• **Work to do**
Every line below that contains "with" is to be copied.

*** Data provided ***

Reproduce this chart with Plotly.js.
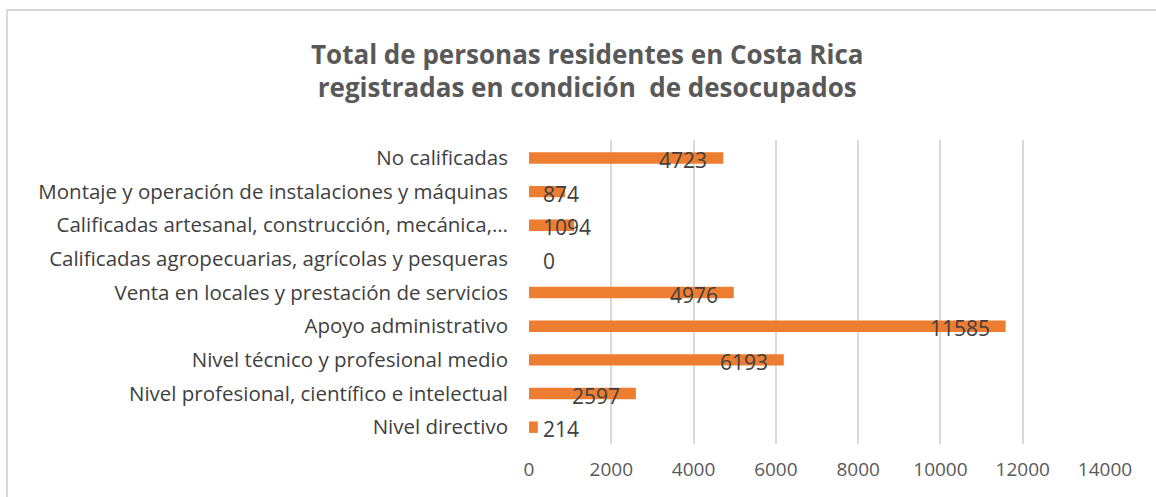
<!DOCTYPE html>
<html><head><meta charset="utf-8">
<script src="https://cdn.plot.ly/plotly-3.0.1.min.js"></script>
<style>
html,body{margin:0;padding:0;background:#fff;}
#frame{position:absolute;left:6px;top:9px;width:1200px;height:600px;border-top:2px solid #d9d9d9;border-left:2px solid #d9d9d9;pointer-events:none;}
#chart{position:absolute;left:0;top:0;width:1156px;height:497px;}
</style></head><body>
<div id="chart"></div>
<div id="frame"></div>
<script>
const categories = [
  "No calificadas",
  "Montaje y operación de instalaciones y máquinas",
  "Calificadas artesanal, construcción, mecánica,…",
  "Calificadas agropecuarias, agrícolas y pesqueras",
  "Venta en locales y prestación de servicios",
  "Apoyo administrativo",
  "Nivel técnico y profesional medio",
  "Nivel profesional, científico e intelectual",
  "Nivel directivo"
];
const values = [4723, 874, 1094, 0, 4976, 11585, 6193, 2597, 214];
const xTicks = [0, 2000, 4000, 6000, 8000, 10000, 12000, 14000];

const FONT = "Open Sans, Noto Sans, sans-serif";
const plotWidth = 1156 - 529 - 51;
const xMax = 14000;

const annotations = values.map((v, i) => {
  const label = String(v);
  const barPx = v / xMax * plotWidth;
  const textPx = label.length * 12.5;
  const inside = barPx - 15 - textPx > 14;
  const font = {family: FONT, size: 21, color: '#404040'};
  return inside
    ? {x: v, y: categories[i], text: label, xref: 'x', yref: 'y', showarrow: false,
       xanchor: 'right', xshift: -14, yshift: -2, font: font}
    : {x: 0, y: categories[i], text: label, xref: 'x', yref: 'y', showarrow: false,
       xanchor: 'left', xshift: 12, yshift: -2, font: font};
});

const data = [{
  type: 'bar', orientation: 'h',
  x: values, y: categories,
  marker: {color: '#ED7D31'},
  width: 0.34,
  hoverinfo: 'skip'
}];

const layout = {
  width: 1156, height: 497,
  margin: {l: 529, r: 51, t: 140, b: 53},
  paper_bgcolor: '#ffffff', plot_bgcolor: '#ffffff',
  showlegend: false,
  title: {
    text: '<b>Total de personas residentes en Costa Rica<br>registradas en condición  de desocupados</b>',
    x: 0.508, xanchor: 'center', y: 0.872, yanchor: 'middle',
    font: {family: FONT, size: 26, color: '#595959'}
  },
  xaxis: {
    range: [0, xMax], tickvals: xTicks, ticktext: xTicks.map(String),
    showgrid: true, gridcolor: '#d9d9d9', gridwidth: 2,
    zeroline: false, showline: false, ticks: '',
    ticklabelstandoff: 12,
    tickfont: {family: FONT, size: 19, color: '#595959'},
    fixedrange: true
  },
  yaxis: {
    autorange: 'reversed', type: 'category',
    showgrid: false, zeroline: false, showline: false, ticks: '',
    ticklabelstandoff: 20,
    tickfont: {family: FONT, size: 20.5, color: '#404040'},
    fixedrange: true
  },
  annotations: annotations
};

Plotly.newPlot('chart', data, layout, {displayModeBar: false, staticPlot: true});
</script>
</body></html>
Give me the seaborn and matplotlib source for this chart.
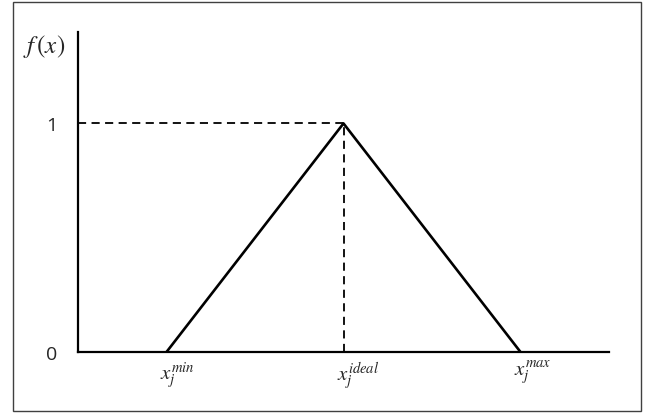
import matplotlib
matplotlib.use("Agg")
import matplotlib.pyplot as plt
import matplotlib.transforms as mtransforms
from matplotlib.patches import Rectangle
import seaborn as sns
import pandas as pd

# --- Data: triangular membership function ---
x_points = [0.5, 1.5, 2.5]
f_values = [0, 1, 0]
x_labels = [r"$x_j^{min}$", r"$x_j^{ideal}$", r"$x_j^{max}$"]
y_ticks = [0, 1]

df = pd.DataFrame({"x": x_points, "f": f_values})

sns.set_style("white")
plt.rcParams["font.family"] = ["Open Sans", "DejaVu Sans"]
plt.rcParams["mathtext.fontset"] = "stix"

fig = plt.figure(figsize=(6.46, 4.14), dpi=100)
ax = fig.add_axes([78 / 646, 61 / 414, 531 / 646, 320 / 414])

# triangle
sns.lineplot(data=df, x="x", y="f", color="black", linewidth=1.9, ax=ax, sort=False)

# dashed guides to the peak
peak = df.loc[df["f"].idxmax()]
ax.plot([0, peak["x"]], [peak["f"], peak["f"]], color="black", linewidth=1.3,
        linestyle=(0, (4.5, 3)))
ax.plot([peak["x"], peak["x"]], [0, peak["f"]], color="black", linewidth=1.3,
        linestyle=(0, (4.5, 3)))

ax.set_xlim(0, 3.0)
ax.set_ylim(0, 1.4)

for side in ["top", "right"]:
    ax.spines[side].set_visible(False)
for side in ["left", "bottom"]:
    ax.spines[side].set_linewidth(1.6)
    ax.spines[side].set_color("black")

ax.set_yticks(y_ticks)
ax.set_yticklabels([str(v) for v in y_ticks], fontsize=14)
ax.tick_params(axis="y", length=0, pad=15)
ax.set_xticks([])
ax.set_xlabel("")
ax.set_ylabel("")

# x labels with the base glyph sitting on the point
offset = mtransforms.ScaledTranslation(-5 / 72, 0, fig.dpi_scale_trans)
for xp, lab in zip(x_points, x_labels):
    ax.text(xp, -0.03, lab, transform=ax.transData + offset, ha="left", va="top",
            fontsize=15)

ax.text(-0.07, 1.34, r"$f\,(x)$", transform=ax.transData, ha="right", va="center",
        fontsize=18)

# frame round the whole figure
fig.patches.append(Rectangle((13.5 / 646, 2.5 / 414), 627 / 646, 409 / 414,
                             transform=fig.transFigure, fill=False,
                             edgecolor="#404040", linewidth=1.0))

fig.savefig("out.png", dpi=100)
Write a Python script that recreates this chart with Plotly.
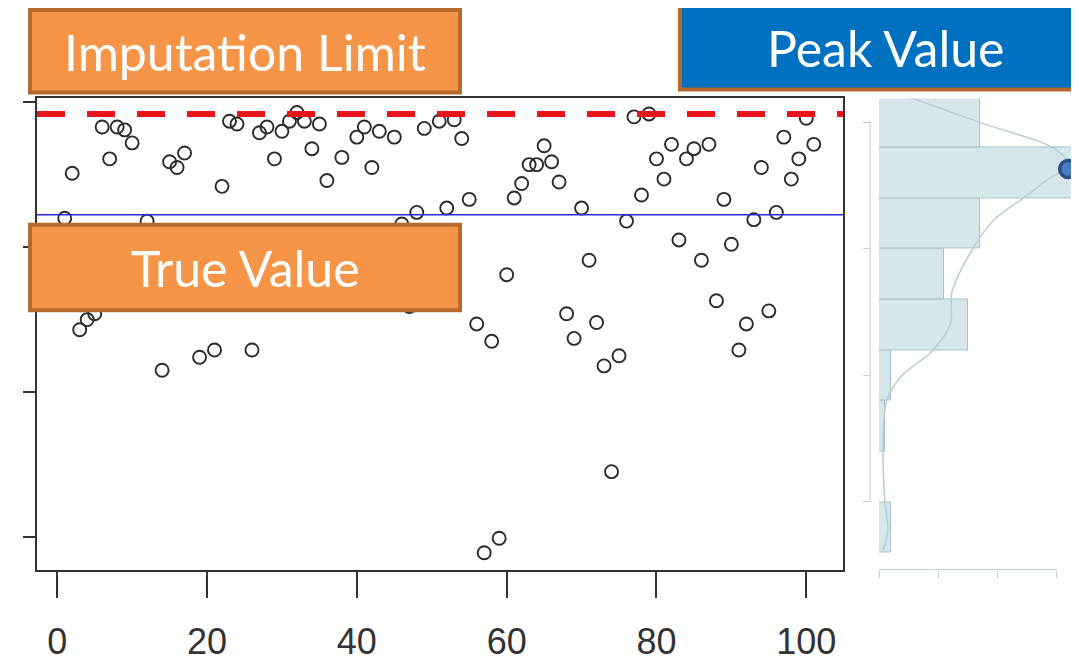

***

• **Exercise result**
Reproduce this chart with Plotly.js.
# x labels with the base glyph sitting on the point
Write a Python script that recreates this chart with Plotly.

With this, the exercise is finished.